**Exercise:**
Set down each entry exactly as given; pictures should not appear in the copy.

**Dataset items:**
══════════

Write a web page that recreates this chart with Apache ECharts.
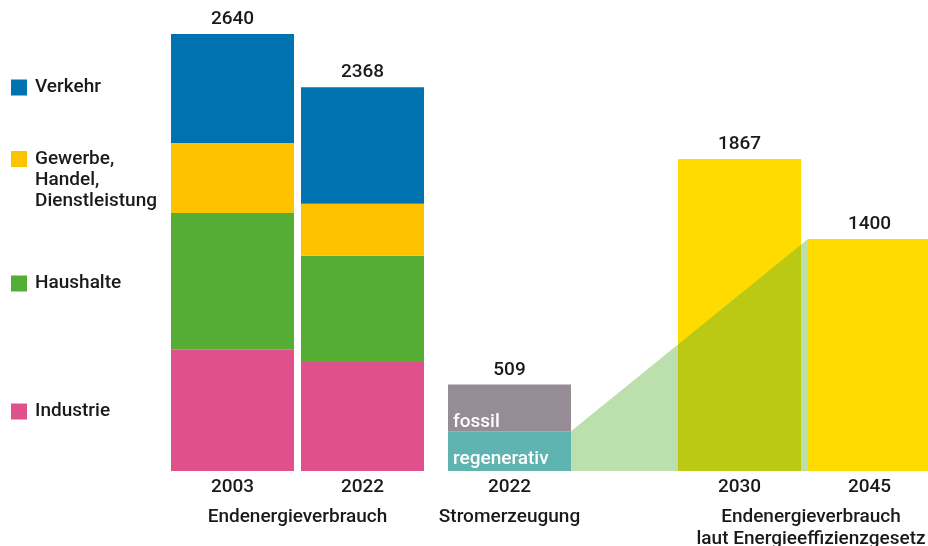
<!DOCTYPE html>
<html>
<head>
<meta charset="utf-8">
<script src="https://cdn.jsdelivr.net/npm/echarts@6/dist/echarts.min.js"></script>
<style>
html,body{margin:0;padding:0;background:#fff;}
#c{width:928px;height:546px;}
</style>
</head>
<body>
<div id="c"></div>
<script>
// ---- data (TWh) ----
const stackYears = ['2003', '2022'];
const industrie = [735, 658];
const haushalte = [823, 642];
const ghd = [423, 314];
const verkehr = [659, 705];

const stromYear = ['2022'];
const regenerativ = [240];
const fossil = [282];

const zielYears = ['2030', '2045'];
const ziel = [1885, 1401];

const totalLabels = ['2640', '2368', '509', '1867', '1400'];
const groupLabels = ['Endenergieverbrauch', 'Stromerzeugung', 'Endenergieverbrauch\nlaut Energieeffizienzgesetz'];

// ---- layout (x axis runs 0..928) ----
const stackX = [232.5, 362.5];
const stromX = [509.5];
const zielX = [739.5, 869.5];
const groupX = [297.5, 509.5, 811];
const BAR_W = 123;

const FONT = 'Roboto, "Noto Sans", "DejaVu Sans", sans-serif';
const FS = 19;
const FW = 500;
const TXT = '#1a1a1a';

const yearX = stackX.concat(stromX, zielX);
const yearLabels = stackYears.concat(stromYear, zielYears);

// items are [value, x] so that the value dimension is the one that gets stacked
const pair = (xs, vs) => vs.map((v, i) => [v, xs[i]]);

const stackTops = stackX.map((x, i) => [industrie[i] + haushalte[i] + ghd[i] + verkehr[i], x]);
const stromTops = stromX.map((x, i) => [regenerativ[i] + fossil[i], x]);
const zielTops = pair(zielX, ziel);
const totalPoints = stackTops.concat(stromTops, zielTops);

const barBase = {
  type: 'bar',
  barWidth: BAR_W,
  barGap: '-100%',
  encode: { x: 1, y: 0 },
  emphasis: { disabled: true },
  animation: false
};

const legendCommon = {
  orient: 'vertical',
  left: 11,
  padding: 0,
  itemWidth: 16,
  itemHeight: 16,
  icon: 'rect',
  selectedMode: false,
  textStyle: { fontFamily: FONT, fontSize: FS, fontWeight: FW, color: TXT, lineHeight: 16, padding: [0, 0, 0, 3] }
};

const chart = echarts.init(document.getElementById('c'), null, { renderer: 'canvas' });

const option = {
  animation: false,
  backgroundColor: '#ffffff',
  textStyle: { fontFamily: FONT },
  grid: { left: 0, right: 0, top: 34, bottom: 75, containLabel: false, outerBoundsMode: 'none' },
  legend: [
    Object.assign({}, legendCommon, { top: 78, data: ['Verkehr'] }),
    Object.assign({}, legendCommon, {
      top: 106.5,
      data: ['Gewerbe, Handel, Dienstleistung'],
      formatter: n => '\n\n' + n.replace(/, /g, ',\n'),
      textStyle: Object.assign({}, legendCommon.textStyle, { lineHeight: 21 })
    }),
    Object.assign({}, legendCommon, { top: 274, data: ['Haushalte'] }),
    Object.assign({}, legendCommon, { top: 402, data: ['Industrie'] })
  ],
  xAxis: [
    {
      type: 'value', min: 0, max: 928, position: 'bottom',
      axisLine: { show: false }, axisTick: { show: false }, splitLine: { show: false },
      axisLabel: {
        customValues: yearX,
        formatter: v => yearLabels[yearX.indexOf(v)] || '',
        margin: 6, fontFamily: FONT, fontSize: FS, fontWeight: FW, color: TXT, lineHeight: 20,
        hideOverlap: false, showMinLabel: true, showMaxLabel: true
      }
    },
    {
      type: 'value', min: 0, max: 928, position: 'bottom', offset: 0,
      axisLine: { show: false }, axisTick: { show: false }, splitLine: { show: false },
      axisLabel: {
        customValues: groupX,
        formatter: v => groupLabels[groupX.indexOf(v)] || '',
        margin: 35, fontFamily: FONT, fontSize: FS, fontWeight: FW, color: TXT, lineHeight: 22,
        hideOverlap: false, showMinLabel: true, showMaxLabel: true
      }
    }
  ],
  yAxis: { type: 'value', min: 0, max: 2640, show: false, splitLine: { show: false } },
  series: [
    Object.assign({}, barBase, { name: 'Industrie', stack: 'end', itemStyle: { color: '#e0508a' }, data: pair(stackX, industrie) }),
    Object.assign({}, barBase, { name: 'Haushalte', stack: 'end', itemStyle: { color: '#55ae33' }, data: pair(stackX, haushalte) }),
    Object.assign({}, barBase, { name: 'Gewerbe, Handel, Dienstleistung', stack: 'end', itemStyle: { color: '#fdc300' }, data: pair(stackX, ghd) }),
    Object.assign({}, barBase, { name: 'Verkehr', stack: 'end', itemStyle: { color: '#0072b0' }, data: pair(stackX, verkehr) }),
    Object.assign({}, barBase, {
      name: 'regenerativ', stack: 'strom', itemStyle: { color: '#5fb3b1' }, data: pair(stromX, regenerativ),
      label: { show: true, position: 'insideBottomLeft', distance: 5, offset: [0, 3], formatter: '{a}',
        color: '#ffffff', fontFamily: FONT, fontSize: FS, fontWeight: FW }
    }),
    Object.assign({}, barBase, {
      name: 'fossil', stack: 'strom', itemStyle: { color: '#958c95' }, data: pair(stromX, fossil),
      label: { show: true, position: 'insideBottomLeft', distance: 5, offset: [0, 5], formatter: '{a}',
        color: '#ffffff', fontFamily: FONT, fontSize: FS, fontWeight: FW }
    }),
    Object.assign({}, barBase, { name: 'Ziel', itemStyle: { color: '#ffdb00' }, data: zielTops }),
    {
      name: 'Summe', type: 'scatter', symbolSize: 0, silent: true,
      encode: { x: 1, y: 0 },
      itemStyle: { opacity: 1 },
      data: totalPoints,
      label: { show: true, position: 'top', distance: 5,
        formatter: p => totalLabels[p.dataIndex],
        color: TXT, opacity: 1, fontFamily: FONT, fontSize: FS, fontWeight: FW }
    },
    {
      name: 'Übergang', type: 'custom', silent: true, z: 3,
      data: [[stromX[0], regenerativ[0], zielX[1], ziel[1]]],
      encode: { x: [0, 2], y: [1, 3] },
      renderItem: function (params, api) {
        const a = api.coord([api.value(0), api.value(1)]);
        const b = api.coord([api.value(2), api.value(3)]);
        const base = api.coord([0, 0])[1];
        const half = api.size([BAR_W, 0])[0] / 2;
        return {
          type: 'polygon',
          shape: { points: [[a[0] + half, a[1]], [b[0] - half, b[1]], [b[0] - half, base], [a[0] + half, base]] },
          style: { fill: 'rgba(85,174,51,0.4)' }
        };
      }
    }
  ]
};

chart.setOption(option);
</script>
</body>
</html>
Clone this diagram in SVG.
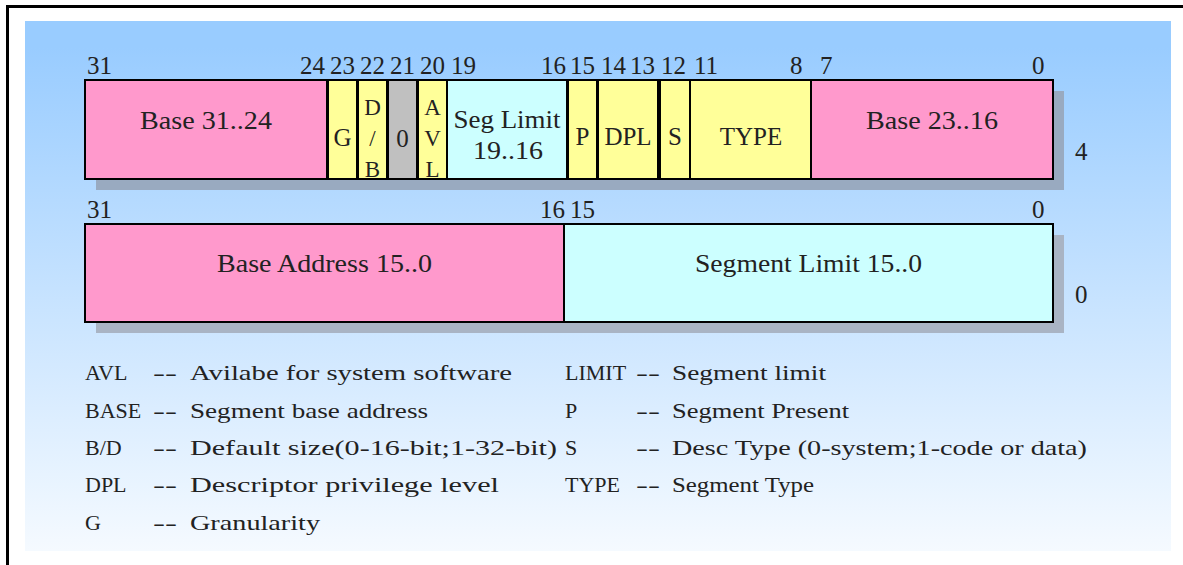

══════════

**Answer to this problem:**
Write a web page that recreates this chart with Apache ECharts.
<!DOCTYPE html>
<html>
<head>
<meta charset="utf-8">
<script src="https://cdn.jsdelivr.net/npm/echarts@6/dist/echarts.min.js"></script>
<style>
html,body{margin:0;padding:0;background:#fff;}
#c{width:928px;height:546px;}
</style>
</head>
<body>
<div id="c"></div>
<script>
// ---- data (TWh) ----
const stackYears = ['2003', '2022'];
const industrie = [735, 658];
const haushalte = [823, 642];
const ghd = [423, 314];
const verkehr = [659, 705];

const stromYear = ['2022'];
const regenerativ = [240];
const fossil = [282];

const zielYears = ['2030', '2045'];
const ziel = [1885, 1401];

const totalLabels = ['2640', '2368', '509', '1867', '1400'];
const groupLabels = ['Endenergieverbrauch', 'Stromerzeugung', 'Endenergieverbrauch\nlaut Energieeffizienzgesetz'];

// ---- layout (x axis runs 0..928) ----
const stackX = [232.5, 362.5];
const stromX = [509.5];
const zielX = [739.5, 869.5];
const groupX = [297.5, 509.5, 811];
const BAR_W = 123;

const FONT = 'Roboto, "Noto Sans", "DejaVu Sans", sans-serif';
const FS = 19;
const FW = 500;
const TXT = '#1a1a1a';

const yearX = stackX.concat(stromX, zielX);
const yearLabels = stackYears.concat(stromYear, zielYears);

// items are [value, x] so that the value dimension is the one that gets stacked
const pair = (xs, vs) => vs.map((v, i) => [v, xs[i]]);

const stackTops = stackX.map((x, i) => [industrie[i] + haushalte[i] + ghd[i] + verkehr[i], x]);
const stromTops = stromX.map((x, i) => [regenerativ[i] + fossil[i], x]);
const zielTops = pair(zielX, ziel);
const totalPoints = stackTops.concat(stromTops, zielTops);

const barBase = {
  type: 'bar',
  barWidth: BAR_W,
  barGap: '-100%',
  encode: { x: 1, y: 0 },
  emphasis: { disabled: true },
  animation: false
};

const legendCommon = {
  orient: 'vertical',
  left: 11,
  padding: 0,
  itemWidth: 16,
  itemHeight: 16,
  icon: 'rect',
  selectedMode: false,
  textStyle: { fontFamily: FONT, fontSize: FS, fontWeight: FW, color: TXT, lineHeight: 16, padding: [0, 0, 0, 3] }
};

const chart = echarts.init(document.getElementById('c'), null, { renderer: 'canvas' });

const option = {
  animation: false,
  backgroundColor: '#ffffff',
  textStyle: { fontFamily: FONT },
  grid: { left: 0, right: 0, top: 34, bottom: 75, containLabel: false, outerBoundsMode: 'none' },
  legend: [
    Object.assign({}, legendCommon, { top: 78, data: ['Verkehr'] }),
    Object.assign({}, legendCommon, {
      top: 106.5,
      data: ['Gewerbe, Handel, Dienstleistung'],
      formatter: n => '\n\n' + n.replace(/, /g, ',\n'),
      textStyle: Object.assign({}, legendCommon.textStyle, { lineHeight: 21 })
    }),
    Object.assign({}, legendCommon, { top: 274, data: ['Haushalte'] }),
    Object.assign({}, legendCommon, { top: 402, data: ['Industrie'] })
  ],
  xAxis: [
    {
      type: 'value', min: 0, max: 928, position: 'bottom',
      axisLine: { show: false }, axisTick: { show: false }, splitLine: { show: false },
      axisLabel: {
        customValues: yearX,
        formatter: v => yearLabels[yearX.indexOf(v)] || '',
        margin: 6, fontFamily: FONT, fontSize: FS, fontWeight: FW, color: TXT, lineHeight: 20,
        hideOverlap: false, showMinLabel: true, showMaxLabel: true
      }
    },
    {
      type: 'value', min: 0, max: 928, position: 'bottom', offset: 0,
      axisLine: { show: false }, axisTick: { show: false }, splitLine: { show: false },
      axisLabel: {
        customValues: groupX,
        formatter: v => groupLabels[groupX.indexOf(v)] || '',
        margin: 35, fontFamily: FONT, fontSize: FS, fontWeight: FW, color: TXT, lineHeight: 22,
        hideOverlap: false, showMinLabel: true, showMaxLabel: true
      }
    }
  ],
  yAxis: { type: 'value', min: 0, max: 2640, show: false, splitLine: { show: false } },
  series: [
    Object.assign({}, barBase, { name: 'Industrie', stack: 'end', itemStyle: { color: '#e0508a' }, data: pair(stackX, industrie) }),
    Object.assign({}, barBase, { name: 'Haushalte', stack: 'end', itemStyle: { color: '#55ae33' }, data: pair(stackX, haushalte) }),
    Object.assign({}, barBase, { name: 'Gewerbe, Handel, Dienstleistung', stack: 'end', itemStyle: { color: '#fdc300' }, data: pair(stackX, ghd) }),
    Object.assign({}, barBase, { name: 'Verkehr', stack: 'end', itemStyle: { color: '#0072b0' }, data: pair(stackX, verkehr) }),
    Object.assign({}, barBase, {
      name: 'regenerativ', stack: 'strom', itemStyle: { color: '#5fb3b1' }, data: pair(stromX, regenerativ),
      label: { show: true, position: 'insideBottomLeft', distance: 5, offset: [0, 3], formatter: '{a}',
        color: '#ffffff', fontFamily: FONT, fontSize: FS, fontWeight: FW }
    }),
    Object.assign({}, barBase, {
      name: 'fossil', stack: 'strom', itemStyle: { color: '#958c95' }, data: pair(stromX, fossil),
      label: { show: true, position: 'insideBottomLeft', distance: 5, offset: [0, 5], formatter: '{a}',
        color: '#ffffff', fontFamily: FONT, fontSize: FS, fontWeight: FW }
    }),
    Object.assign({}, barBase, { name: 'Ziel', itemStyle: { color: '#ffdb00' }, data: zielTops }),
    {
      name: 'Summe', type: 'scatter', symbolSize: 0, silent: true,
      encode: { x: 1, y: 0 },
      itemStyle: { opacity: 1 },
      data: totalPoints,
      label: { show: true, position: 'top', distance: 5,
        formatter: p => totalLabels[p.dataIndex],
        color: TXT, opacity: 1, fontFamily: FONT, fontSize: FS, fontWeight: FW }
    },
    {
      name: 'Übergang', type: 'custom', silent: true, z: 3,
      data: [[stromX[0], regenerativ[0], zielX[1], ziel[1]]],
      encode: { x: [0, 2], y: [1, 3] },
      renderItem: function (params, api) {
        const a = api.coord([api.value(0), api.value(1)]);
        const b = api.coord([api.value(2), api.value(3)]);
        const base = api.coord([0, 0])[1];
        const half = api.size([BAR_W, 0])[0] / 2;
        return {
          type: 'polygon',
          shape: { points: [[a[0] + half, a[1]], [b[0] - half, b[1]], [b[0] - half, base], [a[0] + half, base]] },
          style: { fill: 'rgba(85,174,51,0.4)' }
        };
      }
    }
  ]
};

chart.setOption(option);
</script>
</body>
</html>
Clone this diagram in SVG.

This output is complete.